Given request:
Whenever a line below holds the word "with", copy that line.

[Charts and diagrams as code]
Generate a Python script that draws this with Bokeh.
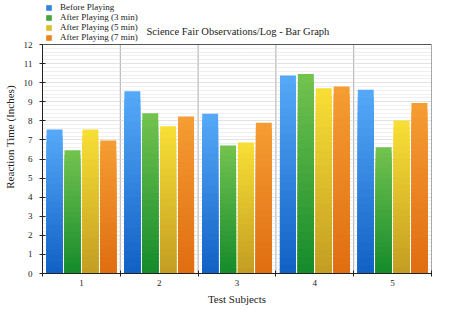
from bokeh.plotting import figure
from bokeh.models import ColumnDataSource, FixedTicker, Legend, LegendItem, Label, Span
from bokeh.embed import file_html
from bokeh.resources import INLINE

subjects = ["1", "2", "3", "4", "5"]
series_names = ["Before Playing", "After Playing (3 min)", "After Playing (5 min)", "After Playing (7 min)"]
before = [7.55, 9.55, 8.37, 10.38, 9.63]
after3 = [6.46, 8.40, 6.71, 10.45, 6.62]
after5 = [7.55, 7.72, 6.87, 9.71, 8.02]
after7 = [6.97, 8.23, 7.90, 9.80, 8.93]
yticks = list(range(0, 13))

series = [before, after3, after5, after7]
top_colors = ["#55a8f7", "#72c24e", "#f7de35", "#f59c32"]
bot_colors = ["#1262c6", "#168c2c", "#c49e22", "#e06e12"]
offsets = [-0.345, -0.115, 0.115, 0.345]
bar_w = 0.205
FONT = "Liberation Serif"
TXT = "#222222"
YMAX = 12
X0, X1 = 0.5, 5.5

W, H = 474, 323
FRAME_BOTTOM = 273
PLOT_PX = 229  # pixel height of the 0..12 area
y_top = YMAX * FRAME_BOTTOM / PLOT_PX  # extra room above for legend and title

def hex2rgb(h):
    h = h.lstrip("#")
    return tuple(int(h[i:i+2], 16) for i in (0, 2, 4))

def mix(c1, c2, t):
    a, b = hex2rgb(c1), hex2rgb(c2)
    return "#%02x%02x%02x" % tuple(int(round(a[k] + (b[k] - a[k]) * t)) for k in range(3))

p = figure(width=W, height=H, output_backend="svg", toolbar_location=None,
           x_range=(X0, X1), y_range=(0, y_top),
           min_border_left=42, min_border_right=43, min_border_top=0, min_border_bottom=H - FRAME_BOTTOM)
p.outline_line_color = None

xs_num = list(range(1, len(subjects) + 1))

# vertical separators between groups
seps = [x + 0.5 for x in xs_num[:-1]]
p.segment(x0=seps, y0=[0] * len(seps), x1=seps, y1=[YMAX] * len(seps),
          line_color="#aaaaaa", line_width=1, level="underlay")

nb = 24
bar_renderers = []
for s, vals in enumerate(series):
    xs, tops, cols = [], [], []
    for i in range(nb):
        frac = 1 - i / nb
        t = i / (nb - 1)
        for j, v in enumerate(vals):
            xs.append(xs_num[j] + offsets[s])
            tops.append(v * frac)
            cols.append(mix(top_colors[s], bot_colors[s], t))
    src = ColumnDataSource(dict(x=xs, top=tops, color=cols))
    r = p.vbar(x="x", top="top", bottom=0, width=bar_w, fill_color="color", line_color=None, source=src)
    bar_renderers.append(r)

# frame lines (top and right)
p.add_layout(Span(location=YMAX, dimension="width", line_color="#555555", line_width=1))
p.segment(x0=[X1], y0=[0], x1=[X1], y1=[YMAX], line_color="#555555", line_width=1)

# legend
items = []
mid = nb // 2
for s, name in enumerate(series_names):
    items.append(LegendItem(label=name, renderers=[bar_renderers[s]], index=mid * len(subjects)))
legend = Legend(items=items, location=(3, FRAME_BOTTOM - 42), padding=0, margin=0, spacing=-1,
                border_line_color=None, background_fill_alpha=0,
                glyph_width=7, glyph_height=7, label_height=9, label_standoff=8,
                label_text_font=FONT, label_text_font_size="9px", label_text_line_height=1.0,
                label_text_color=TXT, label_text_baseline="middle")
p.add_layout(legend, "center")

title = Label(x=146 - 42, y=FRAME_BOTTOM - 31, x_units="screen", y_units="screen",
              text="Science Fair Observations/Log - Bar Graph",
              text_font=FONT, text_font_size="10.5px", text_color=TXT, text_baseline="middle")
p.add_layout(title)

# axes
p.xaxis.ticker = FixedTicker(ticks=xs_num, minor_ticks=[X0] + seps + [X1])
p.xaxis.major_label_overrides = {i + 1: subjects[i] for i in range(len(subjects))}
p.xaxis.major_tick_line_color = None
p.xaxis.minor_tick_in = 3
p.xaxis.minor_tick_out = 3
p.xaxis.minor_tick_line_color = TXT
p.xaxis.axis_label = "Test Subjects"
p.yaxis.ticker = FixedTicker(ticks=yticks)
p.yaxis.bounds = (0, YMAX)
p.yaxis.major_tick_in = 3
p.yaxis.major_tick_out = 3
p.yaxis.major_tick_line_color = TXT
p.yaxis.minor_tick_line_color = None
p.yaxis.axis_label = "Reaction Time (Inches)"
for ax in (p.xaxis[0], p.yaxis[0]):
    ax.axis_line_color = TXT
    ax.major_label_text_font = FONT
    ax.major_label_text_font_size = "9px"
    ax.major_label_text_color = TXT
    ax.axis_label_text_font = FONT
    ax.axis_label_text_font_size = "11px"
    ax.axis_label_text_font_style = "normal"
    ax.axis_label_text_color = TXT
p.xaxis.major_label_standoff = 0
p.xaxis.axis_label_standoff = 4
p.yaxis.major_label_standoff = 7
p.yaxis.axis_label_standoff = 5

p.xgrid.visible = False
p.ygrid.ticker = FixedTicker(ticks=yticks, minor_ticks=[y / 5 for y in range(YMAX * 5 + 1)])
p.ygrid.grid_line_color = "#d4d4d4"
p.ygrid.grid_line_dash = "1 1"
p.ygrid.minor_grid_line_color = "#dedede"
p.ygrid.minor_grid_line_dash = "1 1"
p.ygrid.level = "underlay"

open("out.html", "w").write(file_html(p, INLINE))
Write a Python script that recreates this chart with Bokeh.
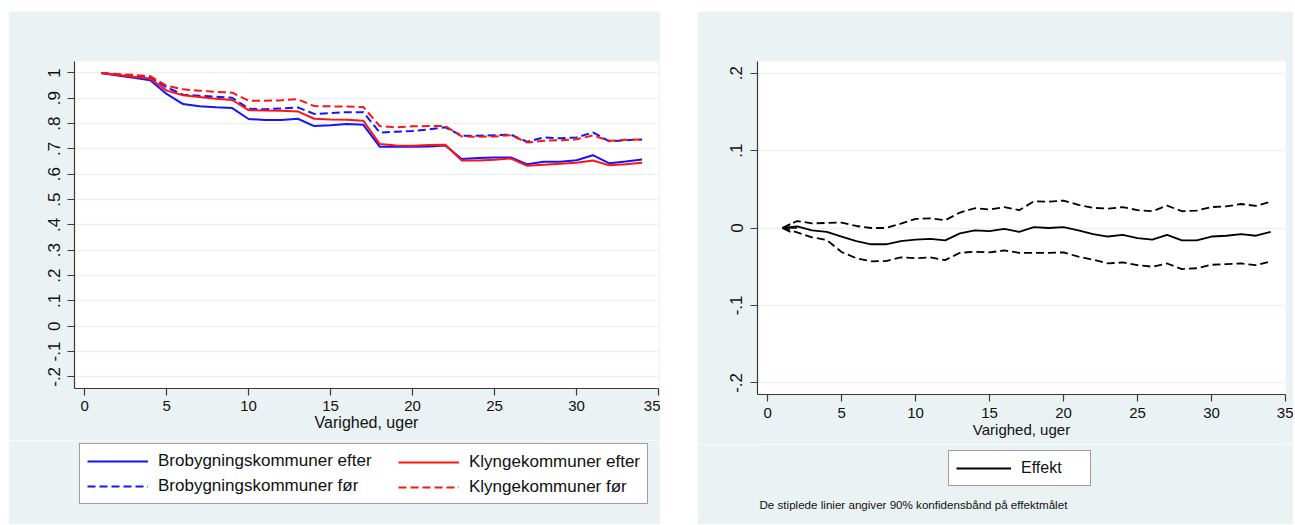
from bokeh.plotting import figure
from bokeh.models import (Legend, LegendItem, FixedTicker, Label, Arrow, OpenHead, Spacer)
from bokeh.layouts import row, column
from bokeh.embed import file_html
from bokeh.resources import INLINE

# ---------------- data ----------------
weeks = list(range(1, 35))

bro_efter = [1.000, 0.990, 0.981, 0.971, 0.917, 0.877, 0.868, 0.864, 0.861, 0.818,
             0.814, 0.814, 0.819, 0.790, 0.793, 0.798, 0.795, 0.708, 0.708, 0.708,
             0.709, 0.713, 0.660, 0.664, 0.666, 0.666, 0.639, 0.649, 0.649, 0.655,
             0.675, 0.643, 0.650, 0.658]
klynge_efter = [1.000, 0.993, 0.985, 0.978, 0.930, 0.912, 0.905, 0.898, 0.893, 0.853,
                0.852, 0.851, 0.848, 0.819, 0.816, 0.815, 0.811, 0.719, 0.713, 0.712,
                0.715, 0.716, 0.654, 0.654, 0.657, 0.662, 0.633, 0.637, 0.641, 0.645,
                0.654, 0.635, 0.639, 0.645]
bro_foer = [1.000, 0.994, 0.988, 0.982, 0.943, 0.914, 0.910, 0.906, 0.902, 0.859,
            0.856, 0.860, 0.864, 0.838, 0.841, 0.845, 0.845, 0.764, 0.768, 0.771,
            0.777, 0.785, 0.752, 0.752, 0.754, 0.756, 0.728, 0.745, 0.742, 0.745,
            0.765, 0.730, 0.734, 0.737]
klynge_foer = [1.000, 0.996, 0.992, 0.987, 0.949, 0.935, 0.930, 0.925, 0.922, 0.890,
               0.890, 0.892, 0.896, 0.869, 0.868, 0.867, 0.865, 0.790, 0.785, 0.789,
               0.790, 0.790, 0.749, 0.748, 0.749, 0.754, 0.725, 0.732, 0.734, 0.738,
               0.753, 0.732, 0.736, 0.737]

effekt = [0.000, 0.002, -0.003, -0.005, -0.011, -0.017, -0.021, -0.021, -0.017, -0.015,
          -0.014, -0.016, -0.007, -0.003, -0.004, -0.001, -0.005, 0.001, 0.000, 0.001,
          -0.003, -0.008, -0.011, -0.009, -0.013, -0.015, -0.009, -0.016, -0.016, -0.011,
          -0.010, -0.008, -0.010, -0.005]
effekt_upper = [0.000, 0.009, 0.006, 0.0065, 0.007, 0.0026, 0.000, 0.000, 0.0056, 0.0117,
                0.0125, 0.010, 0.020, 0.0255, 0.024, 0.027, 0.023, 0.0345, 0.034, 0.0354,
                0.030, 0.026, 0.025, 0.027, 0.023, 0.0216, 0.029, 0.0216, 0.0225, 0.027,
                0.028, 0.031, 0.0285, 0.034]
effekt_lower = [0.000, -0.0056, -0.012, -0.0155, -0.031, -0.039, -0.043, -0.0428, -0.038, -0.039,
                -0.038, -0.0415, -0.032, -0.0307, -0.0315, -0.029, -0.032, -0.032, -0.032, -0.0315,
                -0.037, -0.041, -0.0458, -0.0445, -0.048, -0.050, -0.0458, -0.053, -0.052, -0.0475,
                -0.0467, -0.0458, -0.048, -0.043]

x_ticks = [0, 5, 10, 15, 20, 25, 30, 35]
left_y_ticks = [-0.2, -0.1, 0.0, 0.1, 0.2, 0.3, 0.4, 0.5, 0.6, 0.7, 0.8, 0.9, 1.0]
left_y_labels = ["-.2", "-.1", "0", ".1", ".2", ".3", ".4", ".5", ".6", ".7", ".8", ".9", "1"]
right_y_ticks = [-0.2, -0.1, 0.0, 0.1, 0.2]
right_y_labels = ["-.2", "-.1", "0", ".1", ".2"]

x_title = "Varighed, uger"
legend_left = ["Brobygningskommuner efter", "Brobygningskommuner før",
               "Klyngekommuner efter", "Klyngekommuner før"]
legend_right = "Effekt"
note_text = "De stiplede linier angiver 90% konfidensbånd på effektmålet"

# ---------------- style ----------------
BG = "#EAF2F3"
GRID = "#EAF2F3"
AXIS = "#3a3a3a"
FONT = "Liberation Sans"
BLUE = "#1414FF"
RED = "#FF1414"
DASH = "8 4"


def style_axes(p, yticks, ylabels, tick_size, title_size, xlab_standoff, ylab_standoff):
    xt = FixedTicker(ticks=x_ticks)
    yt = FixedTicker(ticks=yticks)
    p.xaxis.ticker = xt
    p.yaxis.ticker = yt
    p.ygrid.ticker = yt
    p.xgrid.grid_line_color = None
    p.ygrid.grid_line_color = GRID
    p.ygrid.grid_line_width = 1.5
    p.yaxis.major_label_overrides = {t: l for t, l in zip(yticks, ylabels)}
    p.yaxis.major_label_orientation = "vertical"
    for ax in (p.xaxis, p.yaxis):
        ax.axis_line_color = AXIS
        ax.axis_line_width = 1.2
        ax.major_tick_line_color = AXIS
        ax.major_tick_line_width = 1.2
        ax.major_tick_out = 7
        ax.major_tick_in = 0
        ax.minor_tick_line_color = None
        ax.major_label_text_font = FONT
        ax.major_label_text_color = "#111111"
        ax.axis_label_text_font = FONT
        ax.axis_label_text_font_style = "normal"
        ax.axis_label_text_color = "#111111"
    p.xaxis.major_label_text_font_size = tick_size
    p.yaxis.major_label_text_font_size = "17px"
    p.xaxis.major_label_standoff = xlab_standoff
    p.yaxis.major_label_standoff = ylab_standoff
    p.xaxis.axis_label = x_title
    p.xaxis.axis_label_text_font_size = title_size
    p.xaxis.axis_label_standoff = 0


def legend_fig(width, height):
    # a strip below the plot that only carries the legend; its view is far away
    # from the data, so the data lines drawn here only serve as legend swatches
    f = figure(width=width, height=height, x_range=(-20, -19), y_range=(-20, -19),
               output_backend="svg", toolbar_location=None,
               x_axis_location=None, y_axis_location=None, min_border=0,
               background_fill_color=BG, border_fill_color=BG, outline_line_color=None)
    f.grid.visible = False
    return f


def leg_style(**kw):
    base = dict(margin=0, padding=7, spacing=5, glyph_height=20, label_height=20,
                label_standoff=10, label_text_font=FONT, label_text_color="#111111")
    base.update(kw)
    return base


# ---------------- left panel ----------------
p1 = figure(width=652, height=429, x_range=(-0.62, 35), y_range=(-0.246, 1.045),
            output_backend="svg", toolbar_location=None,
            min_border_left=66, min_border_right=2, min_border_top=50, min_border_bottom=52,
            background_fill_color="white", border_fill_color=BG, outline_line_color=None)
style_axes(p1, left_y_ticks, left_y_labels, "15px", "16px", 5, 7)

p1.line(weeks, bro_efter, line_color=BLUE, line_width=2)
p1.line(weeks, bro_foer, line_color=BLUE, line_width=2, line_dash=DASH)
p1.line(weeks, klynge_efter, line_color=RED, line_width=2)
p1.line(weeks, klynge_foer, line_color=RED, line_width=2, line_dash=DASH)

l1 = legend_fig(652, 84)
g_be = l1.line(weeks, bro_efter, line_color=BLUE, line_width=2)
g_bf = l1.line(weeks, bro_foer, line_color=BLUE, line_width=2, line_dash=DASH)
g_ke = l1.line(weeks, klynge_efter, line_color=RED, line_width=2)
g_kf = l1.line(weeks, klynge_foer, line_color=RED, line_width=2, line_dash=DASH)

# first column carries the frame of the whole legend box
leg1a = Legend(items=[LegendItem(label=legend_left[0], renderers=[g_be]),
                      LegendItem(label=legend_left[1], renderers=[g_bf])],
               location=(5, 20), glyph_width=61, label_width=482,
               border_line_color="#404040", border_line_width=1.5,
               background_fill_color="white", background_fill_alpha=1.0,
               **leg_style(label_text_font_size="17px"))
# second column: no frame (so no padding) -> offset by the padding of the first
leg1b = Legend(items=[LegendItem(label=legend_left[2], renderers=[g_ke]),
                      LegendItem(label=legend_left[3], renderers=[g_kf])],
               location=(324, 27), glyph_width=61,
               border_line_color=None, background_fill_alpha=0.0,
               **leg_style(label_text_font_size="17px"))
l1.add_layout(leg1a)
l1.add_layout(leg1b)

# ---------------- right panel ----------------
p2 = figure(width=596, height=433, x_range=(-0.68, 35), y_range=(-0.215, 0.215),
            output_backend="svg", toolbar_location=None,
            min_border_left=60, min_border_right=8, min_border_top=50, min_border_bottom=50,
            background_fill_color="white", border_fill_color=BG, outline_line_color=None)
style_axes(p2, right_y_ticks, right_y_labels, "15px", "15px", 6, 8)

p2.line(weeks, effekt, line_color="black", line_width=1.8)
p2.line(weeks, effekt_upper, line_color="black", line_width=1.8, line_dash=DASH)
p2.line(weeks, effekt_lower, line_color="black", line_width=1.8, line_dash=DASH)
p2.add_layout(Arrow(end=OpenHead(size=8, line_width=1.5, line_color="black"),
                    x_start=weeks[1], y_start=effekt[0], x_end=weeks[0], y_end=effekt[0],
                    line_width=1.5, line_color="black"))

l2 = legend_fig(596, 80)
g_eff = l2.line(weeks, effekt, line_color="black", line_width=1.8)
leg2 = Legend(items=[LegendItem(label=legend_right, renderers=[g_eff])],
              location=(191, 38), glyph_width=55, label_width=62,
              border_line_color="#404040", border_line_width=1.5,
              background_fill_color="white", background_fill_alpha=1.0,
              **leg_style(label_text_font_size="16px", spacing=0))
l2.add_layout(leg2)
l2.add_layout(Label(x=2, y=20, x_units="screen", y_units="screen", text=note_text,
                    text_font=FONT, text_font_size="11.6px", text_baseline="middle",
                    text_color="#111111"))

layout = column(Spacer(height=11),
                row(Spacer(width=8), column(p1, l1), Spacer(width=37), column(p2, l2)))

open("out.html", "w").write(file_html(layout, INLINE))
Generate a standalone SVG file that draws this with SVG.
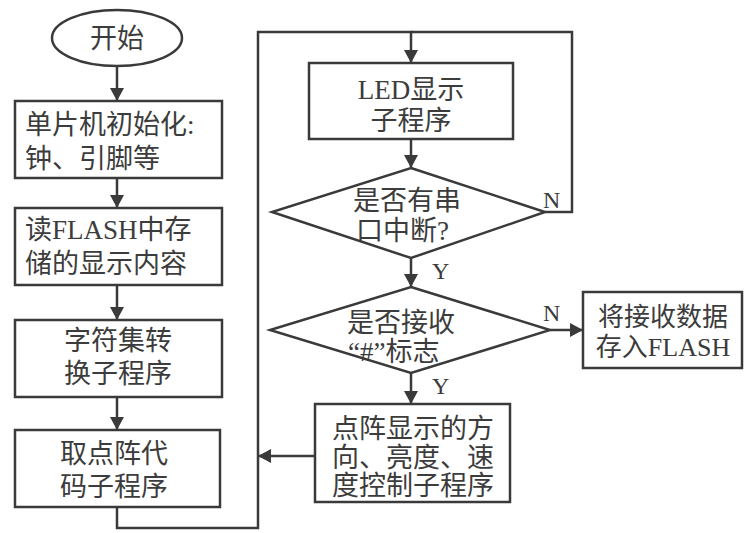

Expected output:
Generate a Python script that draws this with Bokeh.
Write a Python script that recreates this chart with Bokeh.
Generate a standalone SVG file that draws this with SVG.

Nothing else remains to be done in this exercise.